La fiebre interpretativa del carácter presidencial, del talante de su coalición y del sentido mismo de sus políticas se ha apoderado del escenario. Todos somos ahora expertos en gases tóxicos y, mientras la autoridad local se desgañita en busca de una argumentación que sustente sus proposiciones, la desconfianza se nutre del reclamo vociferante de grupos y guerreras que, al parecer, quieren llevar su feminismo a los territorios de la revolución.
Supongo que todo esto, con su folklore y derivas conspiratorias, podría reclamar ser entendido como política. Si “lo personal es político”, como proclamaba el feminismo histórico, todo puede verse como propio de una actividad que muchos quieren convertir en práctica autónoma y renovadora, alejada de los tediosos teoremas de la economía y con poco que ver con el fundamento de toda actividad: las relaciones sociales; de las más elementales hasta las más complicadas; el complejo de prácticas que da sentido a lo que entendemos por economía.

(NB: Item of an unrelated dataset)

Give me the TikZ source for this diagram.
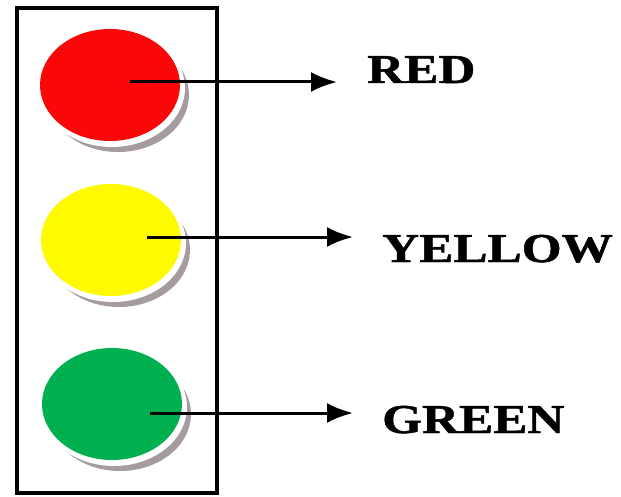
\documentclass[tikz,border=0pt]{standalone}
\usepackage{fontspec}
\setmainfont{Liberation Serif}
\newfontfamily\lblfont[FakeStretch=1.25,FakeBold=1.2]{Liberation Serif}
\usetikzlibrary{shapes.geometric,arrows.meta,positioning,calc}
\definecolor{lampred}{RGB}{250,8,8}
\definecolor{lampyellow}{RGB}{255,250,0}
\definecolor{lampgreen}{RGB}{0,175,80}
\definecolor{rimgray}{RGB}{165,155,160}

\tikzset{
  lamp/.style={ellipse, minimum width=140pt, minimum height=112pt, inner sep=0pt, fill=#1},
  shade/.style={ellipse, minimum width=142pt, minimum height=114pt, inner sep=0pt, fill=rimgray},
  halo/.style={ellipse, minimum width=146pt, minimum height=118pt, inner sep=0pt, fill=white},
  lbl/.style={anchor=base west, inner sep=0pt, font=\lblfont\bfseries\fontsize{41}{41}\selectfont},
  pointer/.style={-{Latex[length=26pt,width=20pt]}, line width=3pt, shorten >=29pt}
}

\begin{document}
\begin{tikzpicture}[x=1pt,y=-1pt]
  \useasboundingbox (0,0) rectangle (621,497);

  % lamps
  \node[shade] (redshd) at (118,95) {};
  \node[halo] (redhalo) at (112,88) {};
  \node[lamp=lampred] (red) at (110,85) {};

  \node[shade] (yelshd) at (119,250) {};
  \node[halo] (yelhalo) at (113,243) {};
  \node[lamp=lampyellow] (yellow) at (111,240) {};

  \node[shade] (grnshd) at (120,414) {};
  \node[halo] (grnhalo) at (114,407) {};
  \node[lamp=lampgreen] (green) at (112,404) {};

  % housing
  \node[draw, line width=3.2pt, minimum width=200pt, minimum height=485pt, inner sep=0pt] (box) at (117,250.5) {};

  % labels
  \node[lbl] (redlbl) at (367,83) {RED};
  \node[lbl] (yellbl) at (382,262) {YELLOW};
  \node[lbl] (grnlbl) at (382,433) {GREEN};

  \coordinate (redsrc) at (130,82);
  \coordinate (yelsrc) at (147,237);
  \coordinate (grnsrc) at (150,413);

  \draw[pointer, shorten >=30pt] (redsrc) -- (redsrc -| redlbl.west);
  \draw[pointer] (yelsrc) -- (yelsrc -| yellbl.west);
  \draw[pointer] (grnsrc) -- (grnsrc -| grnlbl.west);
\end{tikzpicture}
\end{document}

El reclamo feminista porta furia e indignación legítima, pero sin asumir una pretensión casi universal que se apoderó de muchos de los discursos que inspiraron las transiciones a la democracia de finales del siglo XX. Lo que importaba era la política al desnudo, las deconstrucciones de los aparatos de dominación erigidos desde el Estado transformado por la Segunda Guerra y la Gran Depresión para abrir camino a un auténtico reclamo libertario, que veía en el Estado de Bienestar y los múltiples compromisos sociales y de clase un obstáculo para su entronización.
Una retórica singular que no se arredró al homologar la libertad económica, de comercio y competencia, con la libertad en todas sus expresiones. La privatización del sector público sería un precio simbólico que condensaba las ansias antiautoritarias que Clinton y Blair quisieron satisfacer con su imaginería sobre la tercera vía y la transformación del mundo mediante una globalización desenfrenada y la implantación planetaria del libre comercio.
Mucho se desmoronó en el camino y las crisis, varias de ellas estrepitosas, como la nuestra del Tequila o las asiáticas y la rusa, hasta la de Brasil y Argentina, no tuvieron el eco necesario. Clinton y Wolfensohn atestiguaron en Seattle la furia que dejaba la globalización en muchas capas laborales e inspiraciones culturales; los de la Montaña Mágica dijeron haber tomado nota, mientras en Génova reprimían salvajemente a los altermundistas, y los del Foro brasileño se acostumbraban a la soledad de la larga distancia.
Algo anda mal, nos dijo Tony Judt hace unos años y la lentitud de la recuperación económica de 2009 junto con sus quiebras familiares y empresariales se empeñaron en ilustrarnos sobre la gravedad del embrollo. Más que financiero, político y cultural, ideas caducas, pero obsecuentes ante los mandatos que se querían inapelables del poder.
Con la pandemia y su secuela económica recesiva, todos decimos que todo debe cambiar: desde las prestidigitaciones de la “alta finanza” hasta las fantasías de los liberistas, llamados así por Bobbio. Con sus tristes profecías sobre el endeudamiento o la inflación, la indigestión fiscal y otras monerías del recetario convencional, reciclados al calor de los rescates enormes de Biden o de las recomendaciones contracíclicas, con sabor a Keynes, que el Fondo Monetario Internacional ha puesto a circular en el mundo.
Poblada de causas con mil y un alcances, preciso testimonio de la “descentración” política de la política que trajo consigo la globalización y el fin del formato bipolar, la política renunció y se traicionó a sí misma. En este (des) concierto la política debe emerger. El nuevo feminismo y su aguerrido mensaje, encarnado en sus enjundiosas militantes que igual toman facultades de humanidades que edificios de derechos humanos, tiene que redoblar esfuerzos para darle sentido a su llamado para, ahora sí, cambiar el mundo. Esclarecer(se) la cuestión de la violencia y desde ahí precisar los términos de su relación con el Estado de derecho es fundamental. De no hacerlo, corre el inminente riesgo de desgastarse en mil y una trifulcas que no darán lugar a solución dialéctica alguna, síntesis superior ninguna, sino a mayor confusión y desgaste de sus huestes, pero también de la simpatía y solidaridad de muchas mujeres y hombres.
La violencia no puede admitirse, menos festinarse. Si se le exige a la autoridad explicaciones claras sobre su uso “legítimo”, es indispensable un compromiso inequívoco del movimiento con el rechazo a la violencia. De la rabia y la impotencia ante la cínica impunidad, habrá de encargarse el vasto convivio de almas y ánimos despertado por la firme postura de las mujeres que simplemente advierten: no más.